▶ Set task:
Give back the full listing verbatim, apart from its images.

** BEGIN Recorded data **

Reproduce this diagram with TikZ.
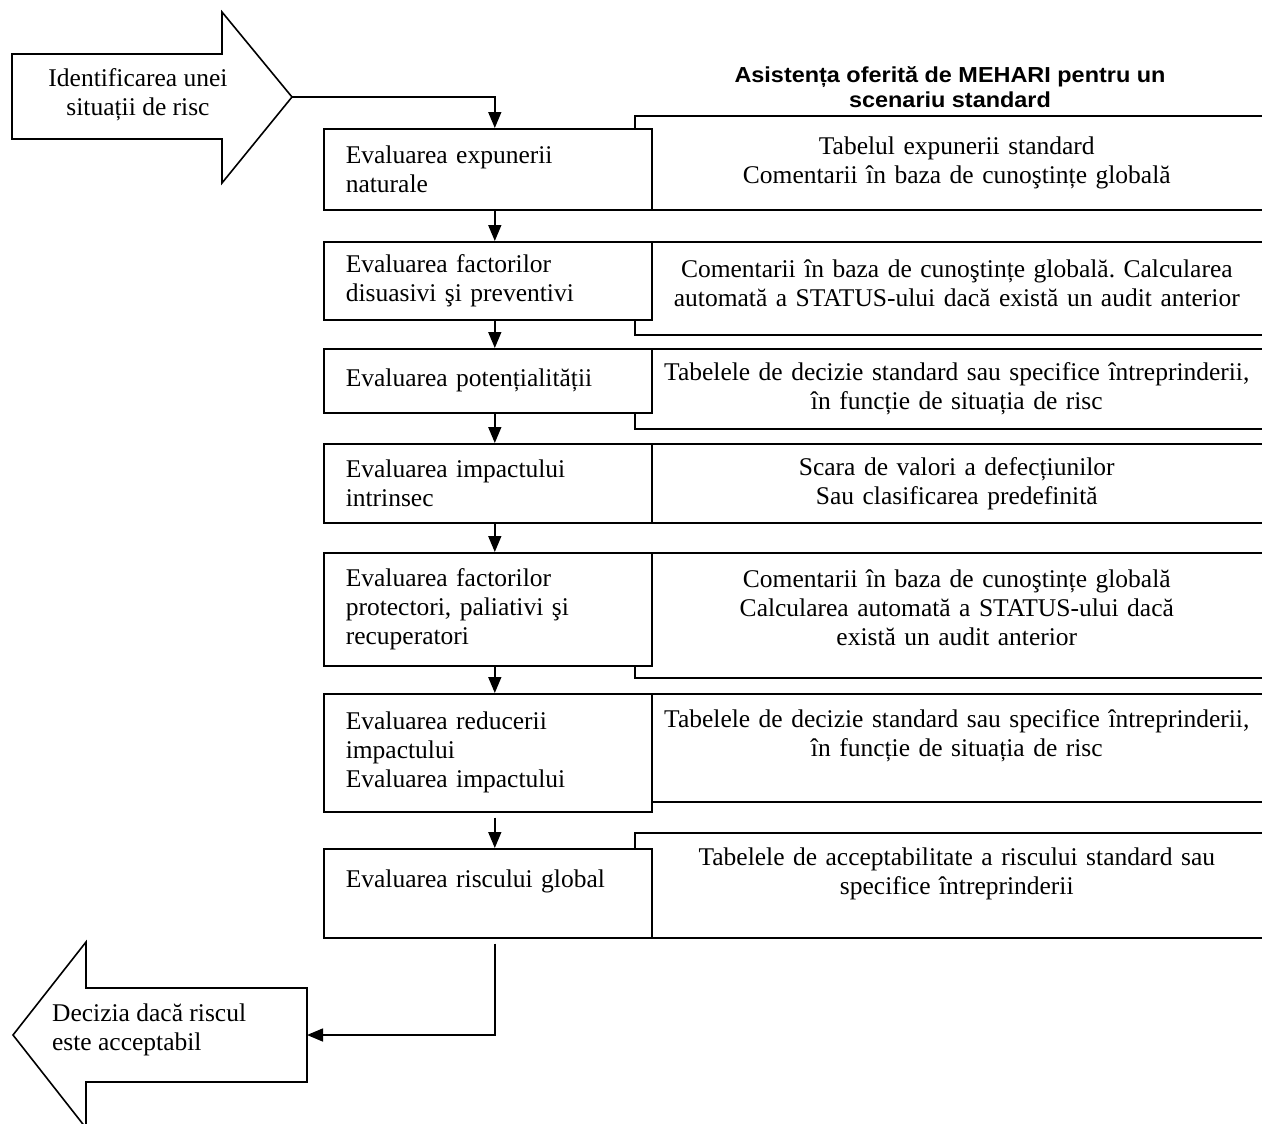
\documentclass[tikz,border=0pt]{standalone}
\usepackage{fontspec}
\setmainfont{Liberation Serif}
\newfontfamily\headfont{Liberation Sans}[FakeStretch=1.08]
\usepackage{tikz}
\usetikzlibrary{arrows.meta}
\frenchspacing

\begin{document}
\begin{tikzpicture}[x=1pt,y=-1pt,line width=1.6pt,
    every node/.style={font=\fontsize{25.5}{29}\selectfont},
    evalbox/.style={draw,fill=white,anchor=north west,minimum width=328pt,
        text width=284pt,inner xsep=22pt,inner ysep=0pt,align=left},
    infobox/.style={draw,anchor=north west,minimum width=644pt,
        text width=600pt,inner xsep=22pt,inner ysep=0pt,align=center},
    flow/.style={-{Triangle[length=16pt,width=13pt]}}]
    \useasboundingbox (0,0) rectangle (1262,1124);

    % Title above the right column
    \node[align=center,font=\headfont\bfseries\fontsize{21.7}{25}\selectfont] (title) at (950,87)
        {Asistența oferită de MEHARI pentru un\\scenariu standard};

    % Entry arrow
    \draw (12,54) -- (222,54) -- (222,12) -- (292,97) -- (222,183) -- (222,139) -- (12,139) -- cycle;
    \coordinate (entry) at (292,97);
    \node[align=center] (start) at (138,95) {Identificarea unei\\situații de risc};

    % Help given by MEHARI (right column, drawn first so the steps cover it)
    \node[infobox,minimum height=94pt] (r1) at (634,115)
        {Tabelul expunerii standard\\Comentarii în baza de cunoştințe globală};
    \node[infobox,minimum height=93pt] (r2) at (634,241)
        {Comentarii în baza de cunoştințe globală. Calcularea\\automată a STATUS-ului dacă există un audit anterior\\[-19pt]\mbox{}};
    \node[infobox,minimum height=80pt] (r3) at (634,348)
        {Tabelele de decizie standard sau specifice întreprinderii,\\în funcție de situația de risc};
    \node[infobox,minimum height=79pt] (r4) at (634,443)
        {Scara de valori a defecțiunilor\\Sau clasificarea predefinită};
    \node[infobox,minimum height=125pt] (r5) at (634,552)
        {Comentarii în baza de cunoştințe globală\\Calcularea automată a STATUS-ului dacă\\există un audit anterior\\[-13pt]\mbox{}};
    \node[infobox,minimum height=108pt] (r6) at (634,693)
        {Tabelele de decizie standard sau specifice întreprinderii,\\în funcție de situația de risc\\\mbox{}};
    \node[infobox,minimum height=105pt] (r7) at (634,832)
        {Tabelele de acceptabilitate a riscului standard sau\\specifice întreprinderii\\\mbox{}};

    % Evaluation steps (left column)
    \node[evalbox,minimum height=81pt] (e1) at (323,128) {Evaluarea expunerii\\naturale};
    \node[evalbox,minimum height=78pt] (e2) at (323,241) {Evaluarea factorilor\\disuasivi şi preventivi};
    \node[evalbox,minimum height=64pt] (e3) at (323,348) {Evaluarea potențialității};
    \node[evalbox,minimum height=79pt] (e4) at (323,443) {Evaluarea impactului\\intrinsec};
    \node[evalbox,minimum height=113pt] (e5) at (323,552) {Evaluarea factorilor\\protectori, paliativi şi\\recuperatori};
    \node[evalbox,minimum height=118pt] (e6) at (323,693) {Evaluarea reducerii\\impactului\\Evaluarea impactului};
    \node[evalbox,minimum height=89pt] (e7) at (323,848) {Evaluarea riscului global\\\mbox{}};

    % Arrows down the column
    \draw[flow] (entry) -| ([xshift=7pt]e1.north);
    \foreach \a/\b in {e1/e2, e2/e3, e3/e4, e4/e5, e5/e6}
        \draw[flow] ([xshift=7pt]\a.south) -- ([xshift=7pt]\b.north);
    \draw[flow] ([xshift=7pt,yshift=-5pt]e6.south) -- ([xshift=7pt]e7.north);

    % Exit arrow
    \draw (307,988) -- (86,988) -- (86,942) -- (13,1035) -- (86,1128) -- (86,1082) -- (307,1082) -- cycle;
    \coordinate (exit) at (307,1035);
    \node[anchor=west,align=left] (stop) at (48,1030) {Decizia dacă riscul\\este acceptabil};
    \draw[flow] ([xshift=7pt,yshift=-5pt]e7.south) |- (exit);
\end{tikzpicture}
\end{document}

** END Recorded data **

▶ Response to the exercise:
Reproduce this diagram with TikZ.
\documentclass[tikz,border=0pt]{standalone}
\usepackage{fontspec}
\setmainfont{Liberation Serif}
\newfontfamily\headfont{Liberation Sans}[FakeStretch=1.08]
\usepackage{tikz}
\usetikzlibrary{arrows.meta}
\frenchspacing

\begin{document}
\begin{tikzpicture}[x=1pt,y=-1pt,line width=1.6pt,
    every node/.style={font=\fontsize{25.5}{29}\selectfont},
    evalbox/.style={draw,fill=white,anchor=north west,minimum width=328pt,
        text width=284pt,inner xsep=22pt,inner ysep=0pt,align=left},
    infobox/.style={draw,anchor=north west,minimum width=644pt,
        text width=600pt,inner xsep=22pt,inner ysep=0pt,align=center},
    flow/.style={-{Triangle[length=16pt,width=13pt]}}]
    \useasboundingbox (0,0) rectangle (1262,1124);

    % Title above the right column
    \node[align=center,font=\headfont\bfseries\fontsize{21.7}{25}\selectfont] (title) at (950,87)
        {Asistența oferită de MEHARI pentru un\\scenariu standard};

    % Entry arrow
    \draw (12,54) -- (222,54) -- (222,12) -- (292,97) -- (222,183) -- (222,139) -- (12,139) -- cycle;
    \coordinate (entry) at (292,97);
    \node[align=center] (start) at (138,95) {Identificarea unei\\situații de risc};

    % Help given by MEHARI (right column, drawn first so the steps cover it)
    \node[infobox,minimum height=94pt] (r1) at (634,115)
        {Tabelul expunerii standard\\Comentarii în baza de cunoştințe globală};
    \node[infobox,minimum height=93pt] (r2) at (634,241)
        {Comentarii în baza de cunoştințe globală. Calcularea\\automată a STATUS-ului dacă există un audit anterior\\[-19pt]\mbox{}};
    \node[infobox,minimum height=80pt] (r3) at (634,348)
        {Tabelele de decizie standard sau specifice întreprinderii,\\în funcție de situația de risc};
    \node[infobox,minimum height=79pt] (r4) at (634,443)
        {Scara de valori a defecțiunilor\\Sau clasificarea predefinită};
    \node[infobox,minimum height=125pt] (r5) at (634,552)
        {Comentarii în baza de cunoştințe globală\\Calcularea automată a STATUS-ului dacă\\există un audit anterior\\[-13pt]\mbox{}};
    \node[infobox,minimum height=108pt] (r6) at (634,693)
        {Tabelele de decizie standard sau specifice întreprinderii,\\în funcție de situația de risc\\\mbox{}};
    \node[infobox,minimum height=105pt] (r7) at (634,832)
        {Tabelele de acceptabilitate a riscului standard sau\\specifice întreprinderii\\\mbox{}};

    % Evaluation steps (left column)
    \node[evalbox,minimum height=81pt] (e1) at (323,128) {Evaluarea expunerii\\naturale};
    \node[evalbox,minimum height=78pt] (e2) at (323,241) {Evaluarea factorilor\\disuasivi şi preventivi};
    \node[evalbox,minimum height=64pt] (e3) at (323,348) {Evaluarea potențialității};
    \node[evalbox,minimum height=79pt] (e4) at (323,443) {Evaluarea impactului\\intrinsec};
    \node[evalbox,minimum height=113pt] (e5) at (323,552) {Evaluarea factorilor\\protectori, paliativi şi\\recuperatori};
    \node[evalbox,minimum height=118pt] (e6) at (323,693) {Evaluarea reducerii\\impactului\\Evaluarea impactului};
    \node[evalbox,minimum height=89pt] (e7) at (323,848) {Evaluarea riscului global\\\mbox{}};

    % Arrows down the column
    \draw[flow] (entry) -| ([xshift=7pt]e1.north);
    \foreach \a/\b in {e1/e2, e2/e3, e3/e4, e4/e5, e5/e6}
        \draw[flow] ([xshift=7pt]\a.south) -- ([xshift=7pt]\b.north);
    \draw[flow] ([xshift=7pt,yshift=-5pt]e6.south) -- ([xshift=7pt]e7.north);

    % Exit arrow
    \draw (307,988) -- (86,988) -- (86,942) -- (13,1035) -- (86,1128) -- (86,1082) -- (307,1082) -- cycle;
    \coordinate (exit) at (307,1035);
    \node[anchor=west,align=left] (stop) at (48,1030) {Decizia dacă riscul\\este acceptabil};
    \draw[flow] ([xshift=7pt,yshift=-5pt]e7.south) |- (exit);
\end{tikzpicture}
\end{document}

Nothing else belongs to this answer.